Three squadrons of U.S. Army Air Force B-17 Flying Fortress bombers were deployed to Cloncurry, Australia, during World War II. (Seth Robson/Stars and Stripes)
CLONCURRY, Australia — Australian troops and their U.S. Marine Corps guests will host an open house this week to give residents of this Outback mining and ranching town a closer look at the service members and their equipment.
Members of the 2,500-strong Marine Rotational Force-Darwin are training in Cloncurry, in northwest Queensland, as part of the biennial Talisman Sabre exercise. This year’s drills, which began July 13 and run through Aug. 4, involve more than 35,000 personnel from 19 countries.
On Friday night, Australian soldiers, along with air traffic control and support Marines, captured Cloncurry Airport, which stood in for an enemy-held island base. More Marines arrived on Sunday to defend the facility.
The troops are preparing to host an open house at the airport on Thursday, rotational force spokesman Capt. Johnny Fischer told Stars and Stripes near the runway on Sunday as a crowd of locals watched from a parking lot.
The open house will give the community a chance to talk to Marines and view MV-22 Osprey aircraft, tactical vehicles and weapons systems, he said.
Talisman Sabre is a boost for the area and locals are excited about the open house, Cloncurry Mayor Greg Campbell wrote in an email Tuesday from his office.
“Our central location between Darwin, Townsville, and the Gulf of Carpentaria (on Australia’s northern coast) makes Cloncurry a very strategic point, prefect for this exercise,” he said.
A rotational force member, Cpl. Allan Sanders — a former Beverly Hills security guard from Los Angeles — was part of a five-Marine team controlling air traffic into Cloncurry on Sunday.

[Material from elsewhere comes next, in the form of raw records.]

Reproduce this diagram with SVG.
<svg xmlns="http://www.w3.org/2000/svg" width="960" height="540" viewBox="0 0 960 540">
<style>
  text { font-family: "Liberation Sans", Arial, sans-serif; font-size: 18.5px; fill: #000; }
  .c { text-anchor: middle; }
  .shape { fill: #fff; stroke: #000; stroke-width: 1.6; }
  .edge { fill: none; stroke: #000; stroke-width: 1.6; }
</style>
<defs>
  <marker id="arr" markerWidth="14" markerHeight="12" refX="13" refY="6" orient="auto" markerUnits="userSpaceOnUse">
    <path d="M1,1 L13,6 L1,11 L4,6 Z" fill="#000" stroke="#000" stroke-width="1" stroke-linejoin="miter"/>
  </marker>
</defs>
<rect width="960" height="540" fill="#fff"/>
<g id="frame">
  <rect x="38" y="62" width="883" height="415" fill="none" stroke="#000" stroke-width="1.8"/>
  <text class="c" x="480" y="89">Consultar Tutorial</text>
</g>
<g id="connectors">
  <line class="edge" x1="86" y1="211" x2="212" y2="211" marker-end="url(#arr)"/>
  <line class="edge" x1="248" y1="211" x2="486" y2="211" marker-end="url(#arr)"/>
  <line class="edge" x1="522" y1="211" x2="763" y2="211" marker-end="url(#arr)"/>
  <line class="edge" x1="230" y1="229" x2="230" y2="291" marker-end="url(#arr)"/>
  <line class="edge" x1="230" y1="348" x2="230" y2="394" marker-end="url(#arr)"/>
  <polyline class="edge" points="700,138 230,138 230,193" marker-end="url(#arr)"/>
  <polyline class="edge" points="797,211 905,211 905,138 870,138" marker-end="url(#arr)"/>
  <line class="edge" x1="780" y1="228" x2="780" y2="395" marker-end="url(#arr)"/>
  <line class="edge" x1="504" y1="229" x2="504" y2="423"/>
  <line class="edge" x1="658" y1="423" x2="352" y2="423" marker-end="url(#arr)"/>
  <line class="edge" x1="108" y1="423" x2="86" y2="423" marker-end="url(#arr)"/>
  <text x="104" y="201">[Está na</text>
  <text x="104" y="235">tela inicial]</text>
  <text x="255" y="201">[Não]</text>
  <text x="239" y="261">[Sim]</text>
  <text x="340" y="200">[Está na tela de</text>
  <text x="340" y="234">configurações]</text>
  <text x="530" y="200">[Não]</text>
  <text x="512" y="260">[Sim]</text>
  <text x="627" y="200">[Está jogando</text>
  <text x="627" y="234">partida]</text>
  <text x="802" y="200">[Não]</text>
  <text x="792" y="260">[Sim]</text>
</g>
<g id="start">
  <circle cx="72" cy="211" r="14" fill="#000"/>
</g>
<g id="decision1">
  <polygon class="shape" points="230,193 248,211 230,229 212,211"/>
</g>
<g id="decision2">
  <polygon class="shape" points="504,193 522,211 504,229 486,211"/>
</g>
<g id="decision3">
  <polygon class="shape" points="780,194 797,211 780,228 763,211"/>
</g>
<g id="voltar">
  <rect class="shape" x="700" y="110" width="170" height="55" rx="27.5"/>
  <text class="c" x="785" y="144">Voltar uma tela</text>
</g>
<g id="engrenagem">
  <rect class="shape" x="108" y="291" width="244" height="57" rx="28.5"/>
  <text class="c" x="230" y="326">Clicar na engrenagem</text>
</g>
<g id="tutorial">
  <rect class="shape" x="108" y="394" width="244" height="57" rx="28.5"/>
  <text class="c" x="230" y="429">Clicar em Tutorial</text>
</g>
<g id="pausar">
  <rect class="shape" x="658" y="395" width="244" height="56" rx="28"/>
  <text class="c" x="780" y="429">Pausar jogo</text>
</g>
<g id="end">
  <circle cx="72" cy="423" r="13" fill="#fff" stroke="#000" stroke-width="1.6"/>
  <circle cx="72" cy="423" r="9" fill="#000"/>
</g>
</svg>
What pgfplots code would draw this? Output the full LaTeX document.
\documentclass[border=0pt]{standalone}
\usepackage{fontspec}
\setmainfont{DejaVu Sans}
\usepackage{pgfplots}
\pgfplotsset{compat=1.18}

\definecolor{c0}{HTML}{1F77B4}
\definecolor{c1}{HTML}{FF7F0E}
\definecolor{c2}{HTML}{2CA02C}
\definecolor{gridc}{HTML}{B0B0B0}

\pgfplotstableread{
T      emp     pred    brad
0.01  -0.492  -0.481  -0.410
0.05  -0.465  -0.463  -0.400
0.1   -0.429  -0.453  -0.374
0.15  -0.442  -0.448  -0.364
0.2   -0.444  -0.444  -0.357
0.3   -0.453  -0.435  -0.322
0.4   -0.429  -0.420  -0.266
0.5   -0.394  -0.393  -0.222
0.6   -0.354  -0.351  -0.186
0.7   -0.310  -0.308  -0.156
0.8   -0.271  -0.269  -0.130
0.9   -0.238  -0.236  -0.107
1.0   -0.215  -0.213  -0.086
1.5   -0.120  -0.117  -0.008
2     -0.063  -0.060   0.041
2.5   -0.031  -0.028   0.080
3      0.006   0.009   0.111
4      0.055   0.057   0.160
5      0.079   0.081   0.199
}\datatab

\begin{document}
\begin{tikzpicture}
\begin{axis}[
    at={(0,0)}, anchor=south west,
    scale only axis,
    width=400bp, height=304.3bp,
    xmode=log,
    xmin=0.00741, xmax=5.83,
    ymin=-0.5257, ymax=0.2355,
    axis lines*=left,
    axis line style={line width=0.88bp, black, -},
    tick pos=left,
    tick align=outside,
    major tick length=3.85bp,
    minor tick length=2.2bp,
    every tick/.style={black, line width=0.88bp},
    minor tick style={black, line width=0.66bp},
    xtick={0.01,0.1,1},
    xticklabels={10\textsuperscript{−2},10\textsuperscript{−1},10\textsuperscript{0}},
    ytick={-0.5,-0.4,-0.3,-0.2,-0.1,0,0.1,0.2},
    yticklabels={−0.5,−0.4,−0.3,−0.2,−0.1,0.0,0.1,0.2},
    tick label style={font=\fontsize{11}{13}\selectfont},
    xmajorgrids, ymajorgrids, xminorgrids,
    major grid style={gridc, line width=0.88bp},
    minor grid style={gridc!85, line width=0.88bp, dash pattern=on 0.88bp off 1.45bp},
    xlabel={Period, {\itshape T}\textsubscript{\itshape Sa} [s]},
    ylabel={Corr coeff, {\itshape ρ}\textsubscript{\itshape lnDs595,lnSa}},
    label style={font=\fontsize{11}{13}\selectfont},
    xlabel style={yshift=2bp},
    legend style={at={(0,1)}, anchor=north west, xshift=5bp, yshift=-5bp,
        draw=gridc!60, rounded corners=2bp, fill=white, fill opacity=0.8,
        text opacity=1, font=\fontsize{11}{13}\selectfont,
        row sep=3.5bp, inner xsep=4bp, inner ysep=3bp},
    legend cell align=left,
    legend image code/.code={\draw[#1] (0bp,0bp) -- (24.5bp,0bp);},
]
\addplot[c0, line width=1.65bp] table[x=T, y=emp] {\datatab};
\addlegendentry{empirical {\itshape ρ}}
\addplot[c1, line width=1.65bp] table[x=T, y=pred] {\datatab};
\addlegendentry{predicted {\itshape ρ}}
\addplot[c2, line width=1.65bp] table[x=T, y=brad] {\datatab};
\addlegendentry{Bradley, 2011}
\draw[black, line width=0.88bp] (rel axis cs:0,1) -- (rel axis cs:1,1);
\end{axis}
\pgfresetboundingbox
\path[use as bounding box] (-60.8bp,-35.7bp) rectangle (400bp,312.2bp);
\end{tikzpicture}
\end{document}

The Marines arrived on Ospreys with Australian soldiers from the Northern Territory during the raid to capture the airfield from other Marines roleplaying as the enemy, he said.
The Marines and Australians have been trading patches and getting on well, Sanders said.
“They think we’re all hard chargers,” he said.
U.S. troops have a history in Cloncurry, 840 miles southeast of Darwin, on the northern Australia coast. Three squadrons of U.S. Army Air Force B-17 Flying Fortress bombers from the 19th Bombardment Group (Heavy) deployed here in the 1940s, according to an inscription on a plaque near the town’s library.
One American service member stationed there described the town as “a hot, dry place with a million flies per cubic foot of air,” according to the inscription.
The Marines’ visit is the talk of Cloncurry, a town that boasts at least four pubs where some of the 3,000-plus residents gather like thirsty kangaroos around billabongs in the evenings.
The Marines can expect a warm welcome from Bob Davis, a former Australian soldier and the proprietor of the Wagon Wheel Motel near the town center. The business was founded in 1876 as the Prince of Wales Hotel, he told Stars and Stripes from behind the reception desk Saturday.
The Marines helped Davis in 2021 when he was a contractor providing fuel to the U.S. Embassy in Kabul, Afghanistan, he recalled. A Marine allowed the Australian to pass at Kabul International Airport’s Abbey Gate to reach an evacuation flight after the Taliban captured the city.
Ten days later, a suicide bomber attacked the gate, killing 11 U.S. Marines, a sailor, a soldier and 169 civilians.
“I owe the Marines,” the Australian said.
However, despite some people’s concerns about Chinese aggression in the Indo-Pacific, Cloncurry doesn’t need a permanent American presence, Davis said.
“The best way to counter any threat is to have good trading relations with nations,” he added.